┌─ Supplied data

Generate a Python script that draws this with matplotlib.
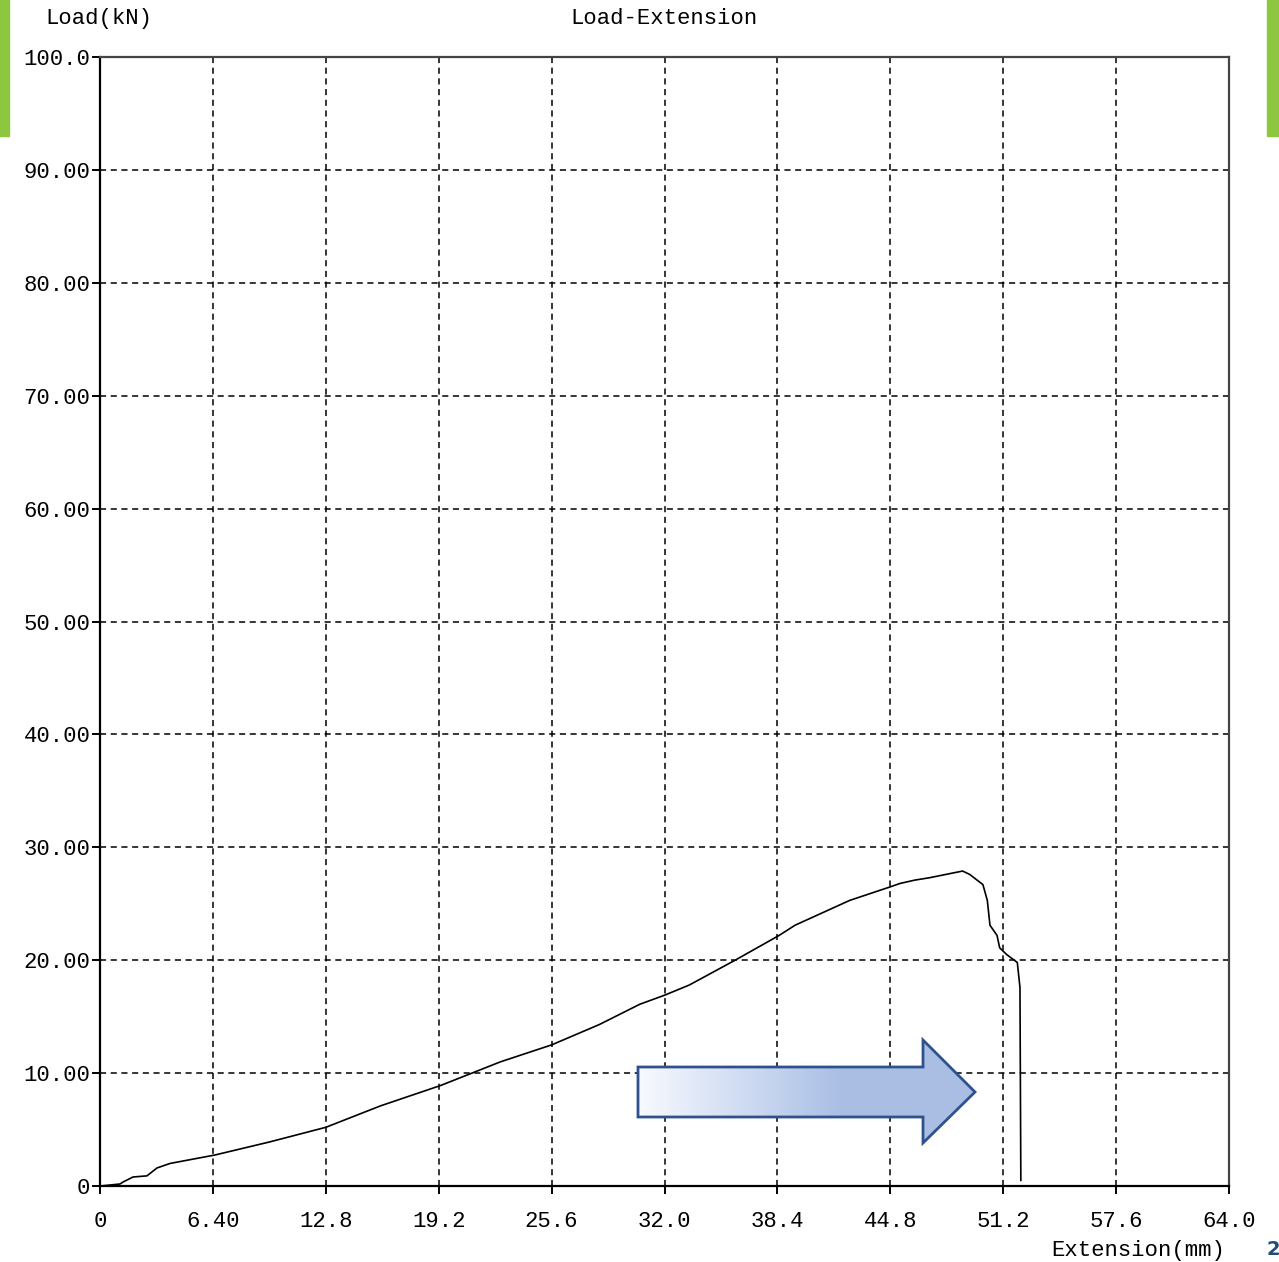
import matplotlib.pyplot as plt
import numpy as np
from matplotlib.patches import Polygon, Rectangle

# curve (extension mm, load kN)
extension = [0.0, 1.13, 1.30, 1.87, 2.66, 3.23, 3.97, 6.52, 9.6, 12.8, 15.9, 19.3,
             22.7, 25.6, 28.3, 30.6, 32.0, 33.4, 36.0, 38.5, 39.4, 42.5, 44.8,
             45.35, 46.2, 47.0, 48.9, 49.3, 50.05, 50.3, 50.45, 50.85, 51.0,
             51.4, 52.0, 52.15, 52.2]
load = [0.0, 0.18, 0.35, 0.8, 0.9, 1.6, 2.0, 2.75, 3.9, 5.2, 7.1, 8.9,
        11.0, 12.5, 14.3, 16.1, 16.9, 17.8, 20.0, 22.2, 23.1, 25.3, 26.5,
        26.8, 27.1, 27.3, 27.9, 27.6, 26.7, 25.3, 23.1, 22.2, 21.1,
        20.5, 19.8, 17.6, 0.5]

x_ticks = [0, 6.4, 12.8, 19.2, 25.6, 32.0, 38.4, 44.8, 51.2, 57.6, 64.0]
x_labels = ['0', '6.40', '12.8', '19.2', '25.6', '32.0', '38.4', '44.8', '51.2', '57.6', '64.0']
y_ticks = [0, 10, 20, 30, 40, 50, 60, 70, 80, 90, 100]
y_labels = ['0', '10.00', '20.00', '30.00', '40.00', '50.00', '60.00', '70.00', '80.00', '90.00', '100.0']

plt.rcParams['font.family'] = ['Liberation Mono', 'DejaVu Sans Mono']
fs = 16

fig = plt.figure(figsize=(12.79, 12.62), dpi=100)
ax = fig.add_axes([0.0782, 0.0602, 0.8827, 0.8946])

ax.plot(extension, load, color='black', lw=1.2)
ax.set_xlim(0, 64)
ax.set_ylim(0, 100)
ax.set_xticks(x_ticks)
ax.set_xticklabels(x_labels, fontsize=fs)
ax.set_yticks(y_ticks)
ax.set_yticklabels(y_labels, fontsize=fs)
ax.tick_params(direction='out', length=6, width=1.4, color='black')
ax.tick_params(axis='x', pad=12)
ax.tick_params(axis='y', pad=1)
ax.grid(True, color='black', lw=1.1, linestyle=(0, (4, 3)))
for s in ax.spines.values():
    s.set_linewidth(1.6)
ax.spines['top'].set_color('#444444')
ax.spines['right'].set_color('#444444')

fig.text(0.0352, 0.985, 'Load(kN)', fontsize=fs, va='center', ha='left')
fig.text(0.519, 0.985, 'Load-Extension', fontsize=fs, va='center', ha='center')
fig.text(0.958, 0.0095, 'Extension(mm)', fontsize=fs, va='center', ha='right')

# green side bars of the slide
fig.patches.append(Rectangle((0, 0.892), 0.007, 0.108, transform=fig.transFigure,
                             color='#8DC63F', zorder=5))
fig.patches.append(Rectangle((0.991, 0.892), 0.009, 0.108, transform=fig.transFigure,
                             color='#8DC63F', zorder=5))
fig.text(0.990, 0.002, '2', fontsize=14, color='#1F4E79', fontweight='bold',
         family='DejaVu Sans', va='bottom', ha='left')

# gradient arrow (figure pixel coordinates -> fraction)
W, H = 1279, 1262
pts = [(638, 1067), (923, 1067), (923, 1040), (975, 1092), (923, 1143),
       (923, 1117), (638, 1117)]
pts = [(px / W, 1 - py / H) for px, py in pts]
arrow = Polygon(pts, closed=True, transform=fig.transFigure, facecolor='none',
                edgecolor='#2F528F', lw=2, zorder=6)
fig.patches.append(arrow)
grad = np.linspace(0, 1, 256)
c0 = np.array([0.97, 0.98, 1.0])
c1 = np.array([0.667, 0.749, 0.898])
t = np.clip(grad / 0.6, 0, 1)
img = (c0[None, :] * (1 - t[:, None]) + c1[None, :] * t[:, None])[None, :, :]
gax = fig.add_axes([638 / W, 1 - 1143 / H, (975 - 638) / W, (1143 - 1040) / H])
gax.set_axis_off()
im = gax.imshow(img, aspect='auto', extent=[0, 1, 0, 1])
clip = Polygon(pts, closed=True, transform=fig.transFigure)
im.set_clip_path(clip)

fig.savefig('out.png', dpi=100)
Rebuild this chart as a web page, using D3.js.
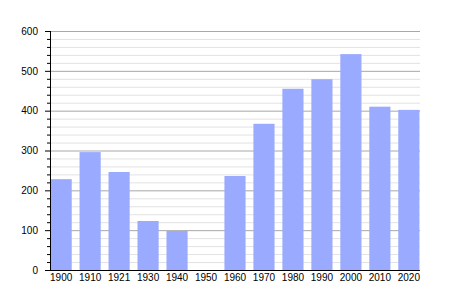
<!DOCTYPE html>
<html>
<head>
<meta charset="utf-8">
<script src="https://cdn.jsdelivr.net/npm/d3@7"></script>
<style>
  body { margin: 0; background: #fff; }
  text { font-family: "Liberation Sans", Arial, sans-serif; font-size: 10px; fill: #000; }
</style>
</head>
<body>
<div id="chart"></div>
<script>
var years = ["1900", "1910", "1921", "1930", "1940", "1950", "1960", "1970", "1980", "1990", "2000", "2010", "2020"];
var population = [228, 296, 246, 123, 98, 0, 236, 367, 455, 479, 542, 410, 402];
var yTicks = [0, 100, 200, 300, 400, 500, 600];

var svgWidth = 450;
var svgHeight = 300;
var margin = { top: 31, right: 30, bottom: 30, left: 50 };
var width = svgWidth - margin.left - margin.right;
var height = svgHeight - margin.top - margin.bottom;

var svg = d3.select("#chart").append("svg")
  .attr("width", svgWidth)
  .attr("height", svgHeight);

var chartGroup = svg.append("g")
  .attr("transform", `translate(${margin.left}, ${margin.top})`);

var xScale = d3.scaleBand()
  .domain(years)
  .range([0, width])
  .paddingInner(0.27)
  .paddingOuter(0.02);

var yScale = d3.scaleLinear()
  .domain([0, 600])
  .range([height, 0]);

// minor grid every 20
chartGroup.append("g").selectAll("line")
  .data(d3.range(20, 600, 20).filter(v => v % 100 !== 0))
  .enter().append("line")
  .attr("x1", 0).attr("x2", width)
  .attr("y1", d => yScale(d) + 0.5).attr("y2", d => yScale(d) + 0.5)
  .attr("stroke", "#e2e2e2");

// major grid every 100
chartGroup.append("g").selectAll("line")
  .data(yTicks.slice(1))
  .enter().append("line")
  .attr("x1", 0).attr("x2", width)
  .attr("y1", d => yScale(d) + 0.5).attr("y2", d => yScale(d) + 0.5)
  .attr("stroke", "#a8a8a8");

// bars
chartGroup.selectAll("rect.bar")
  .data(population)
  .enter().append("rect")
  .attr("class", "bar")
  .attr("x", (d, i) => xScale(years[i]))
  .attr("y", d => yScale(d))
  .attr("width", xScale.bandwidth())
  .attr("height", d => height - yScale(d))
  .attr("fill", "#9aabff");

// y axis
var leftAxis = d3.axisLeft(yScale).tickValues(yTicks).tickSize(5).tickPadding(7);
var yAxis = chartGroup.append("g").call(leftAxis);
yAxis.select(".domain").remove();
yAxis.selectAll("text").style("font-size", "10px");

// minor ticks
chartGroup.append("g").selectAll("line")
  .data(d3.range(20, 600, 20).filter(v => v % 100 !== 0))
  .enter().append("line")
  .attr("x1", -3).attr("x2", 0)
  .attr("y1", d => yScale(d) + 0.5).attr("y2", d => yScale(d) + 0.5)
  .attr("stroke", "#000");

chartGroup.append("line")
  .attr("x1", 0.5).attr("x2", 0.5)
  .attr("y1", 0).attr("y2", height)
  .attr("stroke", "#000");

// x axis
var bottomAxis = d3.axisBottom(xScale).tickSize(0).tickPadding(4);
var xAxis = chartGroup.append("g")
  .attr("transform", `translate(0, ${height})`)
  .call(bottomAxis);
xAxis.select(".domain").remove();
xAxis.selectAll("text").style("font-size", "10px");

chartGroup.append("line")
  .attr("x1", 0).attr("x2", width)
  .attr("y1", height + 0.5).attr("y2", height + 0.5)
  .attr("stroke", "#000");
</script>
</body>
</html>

└─

Problem statement: Without any pictures, reproduce the lines from the first one in the material through the line that has "from matplotlib.patches import", exactly as they appear.

Task solution:
Generate a Python script that draws this with matplotlib.
import matplotlib.pyplot as plt
import numpy as np
from matplotlib.patches import Polygon, Rectangle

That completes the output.